LONDON (Reuters) - A common food bug that causes thousands of people to fall ill with diarrhoea and abdominal cramps is present in almost two-thirds of the chicken sold in Britain, the Food Standards Agency (FSA) said on Tuesday.
A survey found campylobacter, which is responsible for about 55,000 cases of illness in Britain every year, on 65 percent of samples of chicken tested, with salmonella present in 6 percent.
“The continuing low levels of salmonella are encouraging, but it is disappointing that the levels of campylobacter remain high,” said Andrew Wadge, FSA Director of Food Safety.
“It is obvious more needs to be done to get these levels down and we need to continue working with poultry producers and retailers to make this happen.”
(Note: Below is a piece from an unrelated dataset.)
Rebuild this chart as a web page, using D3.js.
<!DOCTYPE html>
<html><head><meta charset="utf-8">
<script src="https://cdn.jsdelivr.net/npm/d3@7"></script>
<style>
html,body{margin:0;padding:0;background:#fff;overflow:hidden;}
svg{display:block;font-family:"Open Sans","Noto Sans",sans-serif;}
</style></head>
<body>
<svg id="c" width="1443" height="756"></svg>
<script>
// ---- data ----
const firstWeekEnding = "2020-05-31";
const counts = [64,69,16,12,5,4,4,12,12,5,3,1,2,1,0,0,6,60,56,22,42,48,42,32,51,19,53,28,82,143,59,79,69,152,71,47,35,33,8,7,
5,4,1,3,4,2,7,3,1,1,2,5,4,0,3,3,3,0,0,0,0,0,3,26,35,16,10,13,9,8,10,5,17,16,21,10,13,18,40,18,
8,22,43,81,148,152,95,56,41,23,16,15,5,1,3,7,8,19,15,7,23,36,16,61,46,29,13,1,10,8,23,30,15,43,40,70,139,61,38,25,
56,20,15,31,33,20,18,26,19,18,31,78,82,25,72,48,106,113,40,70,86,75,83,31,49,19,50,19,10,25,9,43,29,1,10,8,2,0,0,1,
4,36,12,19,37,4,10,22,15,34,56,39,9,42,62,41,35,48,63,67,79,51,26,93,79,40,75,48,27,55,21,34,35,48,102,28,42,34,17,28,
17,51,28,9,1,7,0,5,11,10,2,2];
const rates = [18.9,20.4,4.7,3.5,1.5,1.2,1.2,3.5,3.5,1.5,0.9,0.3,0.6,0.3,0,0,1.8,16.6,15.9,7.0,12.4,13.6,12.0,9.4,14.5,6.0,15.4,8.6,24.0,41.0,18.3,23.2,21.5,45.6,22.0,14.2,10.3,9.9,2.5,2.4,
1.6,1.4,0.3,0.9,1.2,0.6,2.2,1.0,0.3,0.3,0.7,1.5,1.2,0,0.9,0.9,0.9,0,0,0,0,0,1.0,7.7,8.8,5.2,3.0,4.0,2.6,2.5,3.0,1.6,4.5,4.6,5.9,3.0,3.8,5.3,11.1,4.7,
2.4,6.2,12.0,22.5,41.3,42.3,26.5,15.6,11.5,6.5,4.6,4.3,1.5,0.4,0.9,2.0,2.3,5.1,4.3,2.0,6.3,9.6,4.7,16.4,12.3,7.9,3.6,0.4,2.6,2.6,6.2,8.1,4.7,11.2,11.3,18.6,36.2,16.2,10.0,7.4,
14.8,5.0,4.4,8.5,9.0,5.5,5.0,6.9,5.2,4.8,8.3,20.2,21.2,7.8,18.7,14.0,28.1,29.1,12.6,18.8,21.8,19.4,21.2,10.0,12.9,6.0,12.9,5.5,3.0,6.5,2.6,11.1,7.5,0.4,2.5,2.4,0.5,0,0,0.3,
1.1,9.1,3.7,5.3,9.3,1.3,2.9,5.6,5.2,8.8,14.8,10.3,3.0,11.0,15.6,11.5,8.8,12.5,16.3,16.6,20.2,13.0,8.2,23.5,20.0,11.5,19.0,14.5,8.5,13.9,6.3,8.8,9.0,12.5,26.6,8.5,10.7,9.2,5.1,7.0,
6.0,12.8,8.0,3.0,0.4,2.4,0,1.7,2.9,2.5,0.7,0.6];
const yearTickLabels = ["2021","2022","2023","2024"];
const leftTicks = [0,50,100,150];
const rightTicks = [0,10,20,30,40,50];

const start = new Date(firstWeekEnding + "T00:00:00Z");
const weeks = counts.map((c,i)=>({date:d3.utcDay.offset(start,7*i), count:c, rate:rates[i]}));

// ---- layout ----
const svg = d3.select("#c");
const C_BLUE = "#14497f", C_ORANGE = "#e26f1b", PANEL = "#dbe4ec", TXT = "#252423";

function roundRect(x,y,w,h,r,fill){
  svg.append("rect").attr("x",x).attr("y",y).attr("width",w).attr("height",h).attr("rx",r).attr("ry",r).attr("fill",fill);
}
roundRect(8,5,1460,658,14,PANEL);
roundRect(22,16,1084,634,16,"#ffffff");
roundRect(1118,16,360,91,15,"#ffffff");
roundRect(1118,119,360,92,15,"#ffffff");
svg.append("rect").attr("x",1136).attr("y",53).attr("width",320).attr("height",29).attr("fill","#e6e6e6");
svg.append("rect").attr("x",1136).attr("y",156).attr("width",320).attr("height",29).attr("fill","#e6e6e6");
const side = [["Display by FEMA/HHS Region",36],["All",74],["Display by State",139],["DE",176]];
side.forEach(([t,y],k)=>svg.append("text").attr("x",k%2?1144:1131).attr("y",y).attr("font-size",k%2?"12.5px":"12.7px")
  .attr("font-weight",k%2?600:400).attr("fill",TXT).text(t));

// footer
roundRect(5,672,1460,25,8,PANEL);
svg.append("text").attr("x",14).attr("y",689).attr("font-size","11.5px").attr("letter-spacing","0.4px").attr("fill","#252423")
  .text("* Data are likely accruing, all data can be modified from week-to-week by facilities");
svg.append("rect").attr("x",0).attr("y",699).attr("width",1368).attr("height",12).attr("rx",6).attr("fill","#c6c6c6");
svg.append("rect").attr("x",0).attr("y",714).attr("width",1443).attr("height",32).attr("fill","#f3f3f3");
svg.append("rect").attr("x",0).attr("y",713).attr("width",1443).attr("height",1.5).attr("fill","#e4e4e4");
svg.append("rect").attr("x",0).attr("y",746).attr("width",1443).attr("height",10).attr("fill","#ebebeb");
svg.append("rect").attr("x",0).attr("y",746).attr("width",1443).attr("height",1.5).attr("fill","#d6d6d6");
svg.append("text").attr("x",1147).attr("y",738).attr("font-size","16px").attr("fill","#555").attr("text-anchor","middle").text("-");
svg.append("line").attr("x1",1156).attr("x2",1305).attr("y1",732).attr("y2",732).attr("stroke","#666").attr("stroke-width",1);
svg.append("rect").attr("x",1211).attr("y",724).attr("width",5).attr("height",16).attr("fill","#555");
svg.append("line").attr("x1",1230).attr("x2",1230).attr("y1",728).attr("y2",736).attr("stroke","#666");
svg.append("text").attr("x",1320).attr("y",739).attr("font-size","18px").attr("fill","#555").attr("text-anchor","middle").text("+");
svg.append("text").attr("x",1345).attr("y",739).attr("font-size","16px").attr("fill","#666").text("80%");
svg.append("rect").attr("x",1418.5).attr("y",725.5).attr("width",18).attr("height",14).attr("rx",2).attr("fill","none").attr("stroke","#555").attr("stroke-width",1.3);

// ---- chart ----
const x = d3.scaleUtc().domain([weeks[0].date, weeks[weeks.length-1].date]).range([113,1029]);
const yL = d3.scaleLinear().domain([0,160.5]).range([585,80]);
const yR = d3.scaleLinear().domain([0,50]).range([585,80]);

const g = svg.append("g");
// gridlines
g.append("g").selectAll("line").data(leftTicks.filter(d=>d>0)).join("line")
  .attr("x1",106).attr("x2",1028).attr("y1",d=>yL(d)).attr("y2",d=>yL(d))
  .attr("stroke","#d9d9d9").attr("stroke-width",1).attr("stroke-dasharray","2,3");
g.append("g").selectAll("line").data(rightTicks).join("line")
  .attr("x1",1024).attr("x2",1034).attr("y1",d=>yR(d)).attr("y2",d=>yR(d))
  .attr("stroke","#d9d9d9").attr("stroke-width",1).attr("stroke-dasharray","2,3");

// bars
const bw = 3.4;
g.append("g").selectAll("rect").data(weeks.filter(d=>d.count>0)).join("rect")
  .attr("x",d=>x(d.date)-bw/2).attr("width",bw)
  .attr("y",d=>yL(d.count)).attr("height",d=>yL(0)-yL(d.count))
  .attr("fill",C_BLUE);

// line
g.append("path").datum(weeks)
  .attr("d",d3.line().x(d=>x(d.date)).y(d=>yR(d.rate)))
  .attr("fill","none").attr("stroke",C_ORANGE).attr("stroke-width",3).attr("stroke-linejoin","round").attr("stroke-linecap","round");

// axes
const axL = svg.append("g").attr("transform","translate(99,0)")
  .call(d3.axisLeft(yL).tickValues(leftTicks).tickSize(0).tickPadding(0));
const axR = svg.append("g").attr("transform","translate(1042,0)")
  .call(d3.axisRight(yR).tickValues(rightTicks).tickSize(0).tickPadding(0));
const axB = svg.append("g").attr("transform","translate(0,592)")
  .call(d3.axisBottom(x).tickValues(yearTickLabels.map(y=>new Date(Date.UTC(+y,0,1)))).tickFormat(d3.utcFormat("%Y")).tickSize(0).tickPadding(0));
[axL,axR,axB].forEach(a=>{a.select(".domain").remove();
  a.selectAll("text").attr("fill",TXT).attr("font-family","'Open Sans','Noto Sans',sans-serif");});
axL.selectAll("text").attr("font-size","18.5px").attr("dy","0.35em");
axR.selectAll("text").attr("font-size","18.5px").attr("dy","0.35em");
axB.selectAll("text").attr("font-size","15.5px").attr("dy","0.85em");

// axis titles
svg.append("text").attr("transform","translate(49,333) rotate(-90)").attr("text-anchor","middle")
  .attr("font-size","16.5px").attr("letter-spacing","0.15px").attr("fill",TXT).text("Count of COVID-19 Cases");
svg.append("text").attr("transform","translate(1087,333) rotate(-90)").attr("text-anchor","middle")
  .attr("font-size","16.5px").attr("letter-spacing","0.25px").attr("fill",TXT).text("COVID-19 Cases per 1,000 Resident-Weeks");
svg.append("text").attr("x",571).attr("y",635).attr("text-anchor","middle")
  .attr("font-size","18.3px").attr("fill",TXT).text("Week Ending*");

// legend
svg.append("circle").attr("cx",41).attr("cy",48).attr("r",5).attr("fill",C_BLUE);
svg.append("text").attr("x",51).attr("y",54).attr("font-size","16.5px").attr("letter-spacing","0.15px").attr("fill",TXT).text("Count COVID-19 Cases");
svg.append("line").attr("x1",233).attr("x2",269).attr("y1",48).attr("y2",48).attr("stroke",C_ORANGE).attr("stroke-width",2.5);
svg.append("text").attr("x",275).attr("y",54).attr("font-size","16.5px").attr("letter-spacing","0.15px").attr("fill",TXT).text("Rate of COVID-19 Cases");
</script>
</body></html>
The FSA said campylobacter, the most common bacterial cause of food poisoning in Britain, was found on meat, unpasteurised milk and untreated water, but there was evidence that chicken was the most common cause of illness.
However, it said cooking the meat thoroughly killed the bacteria and avoiding cross-contamination reduced the chances of the bug spreading.
The UK-wide survey of fresh chicken at retail outlets was carried out between May 2007 and September 2008. During the course of the survey, 3,274 samples were tested for the presence of campylobacter and salmonella.